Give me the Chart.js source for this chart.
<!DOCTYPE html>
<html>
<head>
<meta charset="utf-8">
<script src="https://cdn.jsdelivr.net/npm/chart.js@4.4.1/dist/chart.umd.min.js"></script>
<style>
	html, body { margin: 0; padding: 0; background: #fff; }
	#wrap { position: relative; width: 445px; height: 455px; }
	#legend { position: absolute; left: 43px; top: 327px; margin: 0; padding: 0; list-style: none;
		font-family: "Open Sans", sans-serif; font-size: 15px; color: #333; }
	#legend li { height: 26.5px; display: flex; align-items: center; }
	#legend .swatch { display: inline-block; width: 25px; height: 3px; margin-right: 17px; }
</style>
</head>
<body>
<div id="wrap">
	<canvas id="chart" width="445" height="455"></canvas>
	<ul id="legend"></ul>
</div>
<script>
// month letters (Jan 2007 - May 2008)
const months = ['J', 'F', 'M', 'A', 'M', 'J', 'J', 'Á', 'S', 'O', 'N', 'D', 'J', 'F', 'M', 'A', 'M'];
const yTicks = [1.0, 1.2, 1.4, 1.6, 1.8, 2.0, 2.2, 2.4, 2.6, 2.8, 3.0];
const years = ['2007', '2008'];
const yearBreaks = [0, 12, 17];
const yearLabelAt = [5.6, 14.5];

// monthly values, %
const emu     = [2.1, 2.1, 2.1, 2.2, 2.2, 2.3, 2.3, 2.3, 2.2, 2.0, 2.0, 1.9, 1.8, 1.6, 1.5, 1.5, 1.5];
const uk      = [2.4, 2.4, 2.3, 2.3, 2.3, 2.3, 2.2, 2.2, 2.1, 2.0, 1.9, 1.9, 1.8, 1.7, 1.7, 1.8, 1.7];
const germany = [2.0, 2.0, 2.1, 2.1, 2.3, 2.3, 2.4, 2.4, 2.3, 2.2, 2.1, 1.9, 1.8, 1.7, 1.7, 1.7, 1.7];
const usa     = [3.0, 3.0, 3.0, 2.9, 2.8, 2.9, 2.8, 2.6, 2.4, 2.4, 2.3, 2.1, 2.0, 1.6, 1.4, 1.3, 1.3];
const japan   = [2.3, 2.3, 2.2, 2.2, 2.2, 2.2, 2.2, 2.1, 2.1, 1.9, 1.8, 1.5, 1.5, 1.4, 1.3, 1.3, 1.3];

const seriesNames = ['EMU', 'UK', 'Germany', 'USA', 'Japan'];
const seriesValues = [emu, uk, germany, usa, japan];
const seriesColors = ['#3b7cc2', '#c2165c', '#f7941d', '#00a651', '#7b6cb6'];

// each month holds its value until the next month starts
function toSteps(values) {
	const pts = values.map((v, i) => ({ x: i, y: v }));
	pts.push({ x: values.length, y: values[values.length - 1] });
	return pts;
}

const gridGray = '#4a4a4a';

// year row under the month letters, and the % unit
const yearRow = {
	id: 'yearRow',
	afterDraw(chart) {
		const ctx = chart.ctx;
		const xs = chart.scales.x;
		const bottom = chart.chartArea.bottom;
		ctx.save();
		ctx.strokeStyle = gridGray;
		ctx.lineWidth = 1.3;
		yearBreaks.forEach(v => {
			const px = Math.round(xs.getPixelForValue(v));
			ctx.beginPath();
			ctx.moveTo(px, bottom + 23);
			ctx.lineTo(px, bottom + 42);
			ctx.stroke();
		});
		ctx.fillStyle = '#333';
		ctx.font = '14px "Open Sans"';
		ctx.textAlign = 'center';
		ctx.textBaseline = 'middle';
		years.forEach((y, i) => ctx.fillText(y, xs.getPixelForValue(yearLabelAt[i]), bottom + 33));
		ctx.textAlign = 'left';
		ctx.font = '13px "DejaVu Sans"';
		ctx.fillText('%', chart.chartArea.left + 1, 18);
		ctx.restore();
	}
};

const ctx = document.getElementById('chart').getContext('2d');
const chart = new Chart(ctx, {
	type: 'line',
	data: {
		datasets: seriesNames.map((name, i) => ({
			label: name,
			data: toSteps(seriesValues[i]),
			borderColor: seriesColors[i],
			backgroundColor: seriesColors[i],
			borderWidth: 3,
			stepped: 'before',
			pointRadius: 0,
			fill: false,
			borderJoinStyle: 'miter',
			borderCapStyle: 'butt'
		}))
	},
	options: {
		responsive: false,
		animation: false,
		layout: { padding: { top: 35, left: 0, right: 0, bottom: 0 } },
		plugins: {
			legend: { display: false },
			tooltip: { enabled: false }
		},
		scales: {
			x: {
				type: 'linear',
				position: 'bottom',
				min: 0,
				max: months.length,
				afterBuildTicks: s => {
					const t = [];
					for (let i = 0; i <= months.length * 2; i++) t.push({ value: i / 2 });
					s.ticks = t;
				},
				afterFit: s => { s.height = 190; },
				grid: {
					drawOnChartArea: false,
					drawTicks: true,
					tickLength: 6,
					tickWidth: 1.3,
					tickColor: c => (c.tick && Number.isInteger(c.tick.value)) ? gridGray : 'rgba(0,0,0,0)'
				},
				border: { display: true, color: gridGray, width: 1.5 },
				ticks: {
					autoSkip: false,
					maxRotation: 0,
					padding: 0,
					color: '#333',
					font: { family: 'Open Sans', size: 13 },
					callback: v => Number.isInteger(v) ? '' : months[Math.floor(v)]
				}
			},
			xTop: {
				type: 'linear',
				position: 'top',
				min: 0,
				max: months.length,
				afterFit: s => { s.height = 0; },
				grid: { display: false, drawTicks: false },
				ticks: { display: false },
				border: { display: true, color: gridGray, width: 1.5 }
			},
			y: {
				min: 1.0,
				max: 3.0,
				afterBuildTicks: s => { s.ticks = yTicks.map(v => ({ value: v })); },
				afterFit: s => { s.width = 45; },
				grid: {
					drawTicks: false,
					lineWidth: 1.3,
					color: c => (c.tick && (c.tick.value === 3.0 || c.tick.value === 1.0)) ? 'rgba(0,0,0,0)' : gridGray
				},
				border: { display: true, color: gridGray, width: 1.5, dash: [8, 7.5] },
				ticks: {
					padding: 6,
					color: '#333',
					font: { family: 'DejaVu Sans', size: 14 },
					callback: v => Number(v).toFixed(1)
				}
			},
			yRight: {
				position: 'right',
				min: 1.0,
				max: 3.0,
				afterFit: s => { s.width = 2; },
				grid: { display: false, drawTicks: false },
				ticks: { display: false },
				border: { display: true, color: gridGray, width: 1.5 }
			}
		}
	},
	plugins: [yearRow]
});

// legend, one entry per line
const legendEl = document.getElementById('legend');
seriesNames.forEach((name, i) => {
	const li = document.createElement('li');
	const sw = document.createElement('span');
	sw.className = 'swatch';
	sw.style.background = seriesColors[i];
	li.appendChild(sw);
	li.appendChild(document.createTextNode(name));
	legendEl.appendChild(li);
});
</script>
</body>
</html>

☆ ☆ ☆

EXERCISE GOAL → Write the data out again in full and exactly.

WRITTEN RESPONSE →
Give me the Chart.js source for this chart.
<!DOCTYPE html>
<html>
<head>
<meta charset="utf-8">
<script src="https://cdn.jsdelivr.net/npm/chart.js@4.4.1/dist/chart.umd.min.js"></script>
<style>
	html, body { margin: 0; padding: 0; background: #fff; }
	#wrap { position: relative; width: 445px; height: 455px; }
	#legend { position: absolute; left: 43px; top: 327px; margin: 0; padding: 0; list-style: none;
		font-family: "Open Sans", sans-serif; font-size: 15px; color: #333; }
	#legend li { height: 26.5px; display: flex; align-items: center; }
	#legend .swatch { display: inline-block; width: 25px; height: 3px; margin-right: 17px; }
</style>
</head>
<body>
<div id="wrap">
	<canvas id="chart" width="445" height="455"></canvas>
	<ul id="legend"></ul>
</div>
<script>
// month letters (Jan 2007 - May 2008)
const months = ['J', 'F', 'M', 'A', 'M', 'J', 'J', 'Á', 'S', 'O', 'N', 'D', 'J', 'F', 'M', 'A', 'M'];
const yTicks = [1.0, 1.2, 1.4, 1.6, 1.8, 2.0, 2.2, 2.4, 2.6, 2.8, 3.0];
const years = ['2007', '2008'];
const yearBreaks = [0, 12, 17];
const yearLabelAt = [5.6, 14.5];

// monthly values, %
const emu     = [2.1, 2.1, 2.1, 2.2, 2.2, 2.3, 2.3, 2.3, 2.2, 2.0, 2.0, 1.9, 1.8, 1.6, 1.5, 1.5, 1.5];
const uk      = [2.4, 2.4, 2.3, 2.3, 2.3, 2.3, 2.2, 2.2, 2.1, 2.0, 1.9, 1.9, 1.8, 1.7, 1.7, 1.8, 1.7];
const germany = [2.0, 2.0, 2.1, 2.1, 2.3, 2.3, 2.4, 2.4, 2.3, 2.2, 2.1, 1.9, 1.8, 1.7, 1.7, 1.7, 1.7];
const usa     = [3.0, 3.0, 3.0, 2.9, 2.8, 2.9, 2.8, 2.6, 2.4, 2.4, 2.3, 2.1, 2.0, 1.6, 1.4, 1.3, 1.3];
const japan   = [2.3, 2.3, 2.2, 2.2, 2.2, 2.2, 2.2, 2.1, 2.1, 1.9, 1.8, 1.5, 1.5, 1.4, 1.3, 1.3, 1.3];

const seriesNames = ['EMU', 'UK', 'Germany', 'USA', 'Japan'];
const seriesValues = [emu, uk, germany, usa, japan];
const seriesColors = ['#3b7cc2', '#c2165c', '#f7941d', '#00a651', '#7b6cb6'];

// each month holds its value until the next month starts
function toSteps(values) {
	const pts = values.map((v, i) => ({ x: i, y: v }));
	pts.push({ x: values.length, y: values[values.length - 1] });
	return pts;
}

const gridGray = '#4a4a4a';

// year row under the month letters, and the % unit
const yearRow = {
	id: 'yearRow',
	afterDraw(chart) {
		const ctx = chart.ctx;
		const xs = chart.scales.x;
		const bottom = chart.chartArea.bottom;
		ctx.save();
		ctx.strokeStyle = gridGray;
		ctx.lineWidth = 1.3;
		yearBreaks.forEach(v => {
			const px = Math.round(xs.getPixelForValue(v));
			ctx.beginPath();
			ctx.moveTo(px, bottom + 23);
			ctx.lineTo(px, bottom + 42);
			ctx.stroke();
		});
		ctx.fillStyle = '#333';
		ctx.font = '14px "Open Sans"';
		ctx.textAlign = 'center';
		ctx.textBaseline = 'middle';
		years.forEach((y, i) => ctx.fillText(y, xs.getPixelForValue(yearLabelAt[i]), bottom + 33));
		ctx.textAlign = 'left';
		ctx.font = '13px "DejaVu Sans"';
		ctx.fillText('%', chart.chartArea.left + 1, 18);
		ctx.restore();
	}
};

const ctx = document.getElementById('chart').getContext('2d');
const chart = new Chart(ctx, {
	type: 'line',
	data: {
		datasets: seriesNames.map((name, i) => ({
			label: name,
			data: toSteps(seriesValues[i]),
			borderColor: seriesColors[i],
			backgroundColor: seriesColors[i],
			borderWidth: 3,
			stepped: 'before',
			pointRadius: 0,
			fill: false,
			borderJoinStyle: 'miter',
			borderCapStyle: 'butt'
		}))
	},
	options: {
		responsive: false,
		animation: false,
		layout: { padding: { top: 35, left: 0, right: 0, bottom: 0 } },
		plugins: {
			legend: { display: false },
			tooltip: { enabled: false }
		},
		scales: {
			x: {
				type: 'linear',
				position: 'bottom',
				min: 0,
				max: months.length,
				afterBuildTicks: s => {
					const t = [];
					for (let i = 0; i <= months.length * 2; i++) t.push({ value: i / 2 });
					s.ticks = t;
				},
				afterFit: s => { s.height = 190; },
				grid: {
					drawOnChartArea: false,
					drawTicks: true,
					tickLength: 6,
					tickWidth: 1.3,
					tickColor: c => (c.tick && Number.isInteger(c.tick.value)) ? gridGray : 'rgba(0,0,0,0)'
				},
				border: { display: true, color: gridGray, width: 1.5 },
				ticks: {
					autoSkip: false,
					maxRotation: 0,
					padding: 0,
					color: '#333',
					font: { family: 'Open Sans', size: 13 },
					callback: v => Number.isInteger(v) ? '' : months[Math.floor(v)]
				}
			},
			xTop: {
				type: 'linear',
				position: 'top',
				min: 0,
				max: months.length,
				afterFit: s => { s.height = 0; },
				grid: { display: false, drawTicks: false },
				ticks: { display: false },
				border: { display: true, color: gridGray, width: 1.5 }
			},
			y: {
				min: 1.0,
				max: 3.0,
				afterBuildTicks: s => { s.ticks = yTicks.map(v => ({ value: v })); },
				afterFit: s => { s.width = 45; },
				grid: {
					drawTicks: false,
					lineWidth: 1.3,
					color: c => (c.tick && (c.tick.value === 3.0 || c.tick.value === 1.0)) ? 'rgba(0,0,0,0)' : gridGray
				},
				border: { display: true, color: gridGray, width: 1.5, dash: [8, 7.5] },
				ticks: {
					padding: 6,
					color: '#333',
					font: { family: 'DejaVu Sans', size: 14 },
					callback: v => Number(v).toFixed(1)
				}
			},
			yRight: {
				position: 'right',
				min: 1.0,
				max: 3.0,
				afterFit: s => { s.width = 2; },
				grid: { display: false, drawTicks: false },
				ticks: { display: false },
				border: { display: true, color: gridGray, width: 1.5 }
			}
		}
	},
	plugins: [yearRow]
});

// legend, one entry per line
const legendEl = document.getElementById('legend');
seriesNames.forEach((name, i) => {
	const li = document.createElement('li');
	const sw = document.createElement('span');
	sw.className = 'swatch';
	sw.style.background = seriesColors[i];
	li.appendChild(sw);
	li.appendChild(document.createTextNode(name));
	legendEl.appendChild(li);
});
</script>
</body>
</html>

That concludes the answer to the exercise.